With the help of a CIEM solution, organizations can automatically remove or scope down permissions for over-privileged users, service accounts, and groups. This would enable high-risk permissions on-demand with controlled and timed access with an integrated approval workflow, thereby restricting broad access to critical cloud infrastructure resources.

A CIEM solution also enables an organization to migrate from static, assumption-based permission grant processes to a continuous, activity-based permissions management process. This will help the organization to monitor and rectify anomalous identity behavior and unauthorized identities.

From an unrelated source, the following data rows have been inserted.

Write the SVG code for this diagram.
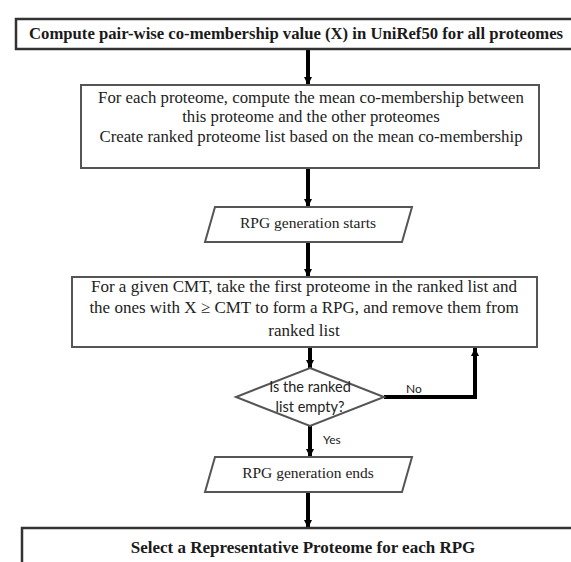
<svg xmlns="http://www.w3.org/2000/svg" width="571" height="562" viewBox="0 0 571 562">
  <style>
    .bg { fill: #ffffff; }
    .box { fill: #ffffff; stroke: #555555; stroke-width: 2; }
    .hbox { fill: #ffffff; stroke: #333333; stroke-width: 2.5; }
    .t { font-family: "Liberation Serif", "Times New Roman", serif; font-size: 16.8px; fill: #222222; text-anchor: middle; }
    .tp { font-family: "Liberation Serif", "Times New Roman", serif; font-size: 15.5px; fill: #222222; text-anchor: middle; }
    .tb { font-family: "Liberation Serif", "Times New Roman", serif; font-size: 17px; font-weight: bold; fill: #1a1a1a; }
    .ts { font-family: Lato, "Open Sans", sans-serif; font-size: 14.5px; fill: #222222; text-anchor: middle; }
    .lbl { font-family: Lato, "Open Sans", sans-serif; font-size: 12px; fill: #222222; }
    .conn { fill: none; stroke: #000000; stroke-width: 4; marker-end: url(#head); }
  </style>
  <defs>
    <marker id="head" viewBox="0 0 10 10" refX="10" refY="5" markerWidth="2.4" markerHeight="2" orient="auto" markerUnits="strokeWidth">
      <path d="M0,0 L10,5 L0,10 Z" fill="#000000"/>
    </marker>
  </defs>

  <rect class="bg" x="0" y="0" width="571" height="562"/>

  <!-- flow connectors -->
  <g id="connectors">
    <line class="conn" x1="308" y1="49" x2="308" y2="85"/>
    <line class="conn" x1="308" y1="168" x2="308" y2="207"/>
    <line class="conn" x1="308" y1="242" x2="308" y2="277"/>
    <line class="conn" x1="310" y1="347" x2="310" y2="368"/>
    <polyline class="conn" points="384,397 475,397 475,348"/>
    <line class="conn" x1="310" y1="426" x2="310" y2="457"/>
    <line class="conn" x1="308" y1="492" x2="308" y2="528"/>
    <text class="lbl" x="406" y="393">No</text>
    <text class="lbl" x="323" y="444">Yes</text>
  </g>

  <!-- step 1: pair-wise co-membership -->
  <g id="compute-comembership">
    <rect class="hbox" x="16" y="19" width="570" height="30"/>
    <text class="tb" x="29" y="39" style="font-size:16.7px">Compute pair-wise co-membership value (X) in UniRef50 for all proteomes</text>
  </g>

  <!-- step 2: ranked proteome list -->
  <g id="ranked-list">
    <rect class="box" x="81" y="85" width="458" height="83"/>
    <text class="t" x="311" y="103">For each proteome, compute the mean co-membership between</text>
    <text class="t" x="311" y="122">this proteome and the other proteomes</text>
    <text class="t" x="311" y="142">Create ranked proteome list based on the mean co-membership</text>
  </g>

  <!-- loop start -->
  <g id="rpg-start">
    <polygon class="box" points="215,207 412,207 402,242 205,242"/>
    <text class="tp" x="308" y="228">RPG generation starts</text>
  </g>

  <!-- step 3: form one RPG -->
  <g id="form-rpg">
    <rect class="box" x="72" y="277" width="465" height="70"/>
    <text class="t" x="304" y="292" style="font-size:17px">For a given CMT, take the first proteome in the ranked list and</text>
    <text class="t" x="304" y="313" style="font-size:17px">the ones with X ≥ CMT to form a RPG, and remove them from</text>
    <text class="t" x="304" y="336" style="font-size:17px">ranked list</text>
  </g>

  <!-- decision -->
  <g id="list-empty">
    <polygon class="box" points="310,368 384,397 310,426 236,397"/>
    <text class="ts" x="310" y="392">Is the ranked</text>
    <text class="ts" x="310" y="412">list empty?</text>
  </g>

  <!-- loop end -->
  <g id="rpg-end">
    <polygon class="box" points="215,457 412,457 402,492 205,492"/>
    <text class="tp" x="308" y="478">RPG generation ends</text>
  </g>

  <!-- step 4: representative proteome -->
  <g id="select-rp">
    <rect class="hbox" x="22" y="528" width="570" height="50"/>
    <text class="tb" x="303" y="553" text-anchor="middle">Select a Representative Proteome for each RPG</text>
  </g>
</svg>
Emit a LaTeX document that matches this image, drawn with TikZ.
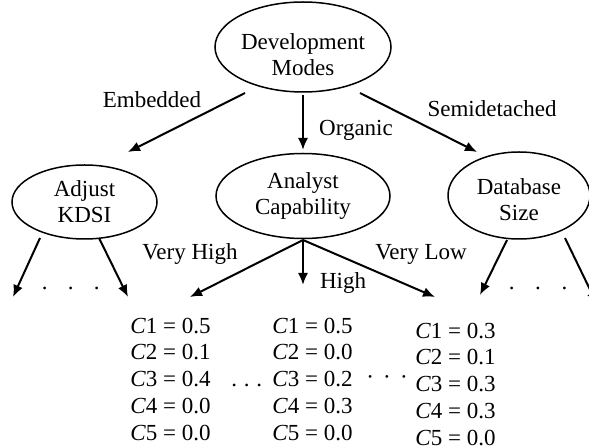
\documentclass[tikz,border=0pt]{standalone}
\usepackage{fontspec}
\setmainfont{Liberation Serif}
\usetikzlibrary{arrows.meta,shapes.geometric}
\tikzset{
  txt/.style={font=\fontsize{11.5}{13}\selectfont},
  mode/.style={ellipse, draw, line width=0.75pt, inner sep=0pt, align=center, txt},
  inside/.style={txt, inner sep=0pt, align=center},
  conn/.style={-{Latex[length=6pt,width=5pt]}, line width=1pt},
  lbl/.style={txt, inner sep=0pt},
  val/.style={txt, inner sep=0pt, anchor=base west},
  gap/.style={txt, inner sep=0pt, anchor=base west}
}
\begin{document}
\begin{tikzpicture}[x=0.5pt,y=-0.5pt]
\useasboundingbox (0,0) rectangle (589,448);
\clip (0,0) rectangle (589,448);

% tree nodes
\node[mode, minimum width=88pt, minimum height=45pt] (dev) at (303,47) {};
\node[inside] (devtxt) at (303,55) {Development\\Modes};
\node[mode, minimum width=72.5pt, minimum height=37pt] (adj) at (84.5,202) {Adjust\\KDSI};
\node[mode, minimum width=87pt, minimum height=42.5pt] (ana) at (303,196) {Analyst\\Capability};
\node[mode, minimum width=71pt, minimum height=43.5pt] (db) at (519,195.5) {};
\node[inside] (dbtxt) at (519,200) {Database\\Size};

% edges from the root
\draw[conn] ([shift={(-58,46)}]dev.center) -- ([shift={(43.5,-50)}]adj.center);
\draw[conn] ([shift={(0,48)}]dev.center) -- ([shift={(0,-46)}]ana.center);
\draw[conn] ([shift={(57,46)}]dev.center) -- ([shift={(-42,-43.5)}]db.center);
\node[lbl] (lemb) at (152,100) {Embedded};
\node[lbl] (lorg) at (356,130) {Organic};
\node[lbl] (lsemi) at (492,109) {Semidetached};

% open ends below the subtrees
\coordinate (adjL) at (13,297);
\coordinate (adjR) at (128,297);
\coordinate (vh) at (190,297);
\coordinate (hi) at (303,285);
\coordinate (vl) at (435,297);
\coordinate (dbL) at (480,295);
\coordinate (dbR) at (597,304);

\draw[conn] ([shift={(-44.5,36)}]adj.center) -- (adjL);
\draw[conn] ([shift={(14.5,36)}]adj.center) -- (adjR);
\draw[conn] ([shift={(0,44)}]ana.center) -- (vh);
\draw[conn] ([shift={(0,44)}]ana.center) -- (hi);
\draw[conn] ([shift={(0,44)}]ana.center) -- (vl);
\draw[conn] ([shift={(-12,44.5)}]db.center) -- (dbL);
\draw[conn] ([shift={(46,42.5)}]db.center) -- (dbR);

\node[lbl] (lvh) at (190,254) {Very High};
\node[lbl] (lhi) at (343,283) {High};
\node[lbl] (lvl) at (421,254) {Very Low};

% elided branches
\node[gap] (adjdots) at (41.5,290) {.\hspace{10.1pt}.\hspace{10.1pt}.};
\node[gap] (dbdots) at (508.5,290) {.\hspace{10.3pt}.\hspace{10.3pt}.\hspace{10.3pt}.};

% leaf values
\foreach \v [count=\i] in {0.5,0.1,0.4,0.0,0.0}
  \node[val] (a\i) at (130,{333.3+26.7*(\i-1)}) {\textit{C}\i{} = \v};
\foreach \v [count=\i] in {0.5,0.0,0.2,0.3,0.0}
  \node[val] (b\i) at (272,{333.3+26.7*(\i-1)}) {\textit{C}\i{} = \v};
\foreach \v [count=\i] in {0.3,0.1,0.3,0.3,0.0}
  \node[val] (c\i) at (415,{338.3+26.7*(\i-1)}) {\textit{C}\i{} = \v};

\node[gap] (ell1) at (231,387) {.\hspace{3.4pt}.\hspace{3.4pt}.};
\node[txt, inner sep=0pt] (ell2) at (387,380) {·\hspace{4.6pt}·\hspace{4.6pt}·};
\end{tikzpicture}
\end{document}
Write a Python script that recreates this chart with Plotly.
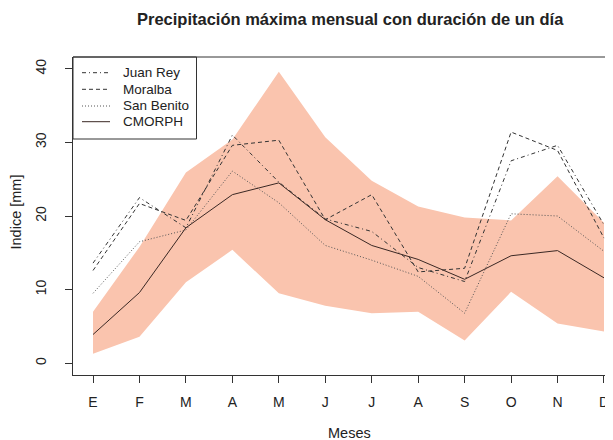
import plotly.graph_objects as go

months = ["E", "F", "M", "A", "M", "J", "J", "A", "S", "O", "N", "D"]
month_idx = list(range(1, 13))
y_ticks = [0, 10, 20, 30, 40]

band_upper = [7.0, 15.8, 25.9, 30.4, 39.6, 30.7, 24.8, 21.3, 19.8, 19.4, 25.4, 19.1]
band_lower = [1.3, 3.6, 11.0, 15.4, 9.5, 7.8, 6.8, 7.0, 3.1, 9.7, 5.4, 4.3]
juan_rey = [13.6, 22.5, 18.4, 31.0, 24.6, 19.6, 17.9, 13.0, 11.1, 27.5, 29.6, 18.8]
moralba = [12.6, 21.7, 19.4, 29.6, 30.3, 19.5, 22.9, 12.4, 12.9, 31.4, 28.9, 17.0]
san_benito = [9.5, 16.5, 18.1, 26.1, 21.8, 16.0, 14.0, 11.8, 6.8, 20.3, 20.0, 15.2]
cmorph = [3.9, 9.6, 18.4, 22.9, 24.5, 19.5, 16.0, 14.1, 11.4, 14.6, 15.3, 11.6]

# page body has an 8px margin: shift the figure content by 8px
OFF = 8
W, H = 613 - OFF, 440 - OFF
L, T = 73 - OFF, 57 - OFF
PW, PH = W - L, 318
B = H - T - PH

def px(p):  # screen x -> paper
    return (p - OFF - L) / PW

def py(p):  # screen y -> paper
    return (T + PH - (p - OFF)) / PH

FONT = "Liberation Sans, Arial, Helvetica, sans-serif"
TXT = "#222222"
LINE = "#333333"
FILL = "rgba(250,196,174,1)"

fig = go.Figure()
fig.add_trace(go.Scatter(
    x=month_idx + month_idx[::-1],
    y=band_upper + band_lower[::-1],
    fill="toself", fillcolor=FILL, line=dict(width=0, color=FILL),
    mode="lines", hoverinfo="skip", showlegend=False))

series = [
    ("Juan Rey", juan_rey, "4px,3px,1px,3px", LINE),
    ("Moralba", moralba, "4px,3px", LINE),
    ("San Benito", san_benito, "1px,2px", "#555555"),
    ("CMORPH", cmorph, "solid", "#3a2824"),
]
for name, vals, dash, col in series:
    fig.add_trace(go.Scatter(x=month_idx, y=vals, mode="lines", name=name,
                             line=dict(color=col, width=1, dash=dash),
                             showlegend=False))

shapes = []
annotations = []
shapes.append(dict(type="rect", xref="paper", yref="paper",
                   x0=px(73), x1=px(196.5), y0=py(139), y1=py(57),
                   line=dict(color=LINE, width=1), fillcolor="white", layer="above"))
leg_y = [72.7, 89.3, 106, 121.7]
for (name, vals, dash, col), yy in zip(series, leg_y):
    shapes.append(dict(type="line", xref="paper", yref="paper",
                       x0=px(82), x1=px(110), y0=py(yy), y1=py(yy),
                       line=dict(color=col, width=1, dash=dash), layer="above"))
    annotations.append(dict(text=name, xref="paper", yref="paper",
                            x=px(121), y=py(yy), xanchor="left", yanchor="middle",
                            showarrow=False, font=dict(family=FONT, size=13.5, color=TXT)))

shapes.append(dict(type="line", xref="paper", yref="paper", x0=0, x1=1, y0=1, y1=1,
                   line=dict(color=LINE, width=1)))

annotations.append(dict(text="<b>Precipitación máxima mensual con duración de un día</b>",
                        xref="paper", yref="paper", x=px(350), y=py(19),
                        xanchor="center", yanchor="middle", showarrow=False,
                        font=dict(family=FONT, size=16.5, color=TXT)))
annotations.append(dict(text="Meses", xref="paper", yref="paper", x=px(349), y=py(433),
                        xanchor="center", yanchor="middle", showarrow=False,
                        font=dict(family=FONT, size=14.5, color=TXT)))
annotations.append(dict(text="Indice [mm]", xref="paper", yref="paper", x=px(16), y=py(212.5),
                        xanchor="center", yanchor="middle", showarrow=False, textangle=-90,
                        font=dict(family=FONT, size=14.5, color=TXT)))

fig.update_layout(
    width=W, height=H, margin=dict(l=L, r=0, t=T, b=B, autoexpand=False),
    paper_bgcolor="white", plot_bgcolor="white",
    shapes=shapes, annotations=annotations, showlegend=False,
    xaxis=dict(range=[0.569, 12.194],
               tickmode="array", tickvals=month_idx, ticktext=months,
               automargin=False, ticklabeloverflow="allow",
               showgrid=False, zeroline=False, showline=True, linecolor=LINE, linewidth=1,
               ticks="outside", ticklen=7, tickcolor=LINE, tickwidth=1,
               tickfont=dict(family=FONT, size=14, color=TXT), ticklabelstandoff=7),
    yaxis=dict(range=[-1.6, 41.6], tickmode="array", tickvals=y_ticks,
               ticktext=[str(v) for v in y_ticks], automargin=False,
               showgrid=False, zeroline=False, showline=True, linecolor=LINE, linewidth=1,
               ticks="outside", ticklen=7, tickcolor=LINE, tickwidth=1, tickangle=-90,
               tickfont=dict(family=FONT, size=14, color=TXT), ticklabelstandoff=13),
)

fig.write_html("out.html")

CIEM can also help the organization remain compliant and secure by restricting access to virtual machines. It can automatically help them remove inbound remote desktop (RDP) and Secure Shell (SSH) access in security groups.

The Cloud Permissions Gap across an organization’s cloud infrastructure is exponentially getting more dangerous as bad actors exploit those identities to exfiltrate sensitive information from growing attack vectors.

Organizations that strive to prioritize digital transformation and cloud-first strategies can leverage a robust, scalable CIEM platform in their efforts to implement zero-trust architecture.

By instituting best practices for entitlements management and cloud permissions and leveraging automated technologies that reinforce those best practices like CIEM, organizations will be able to efficiently protect critical cloud infrastructure resources and identities in their hybrid and multi-cloud environments.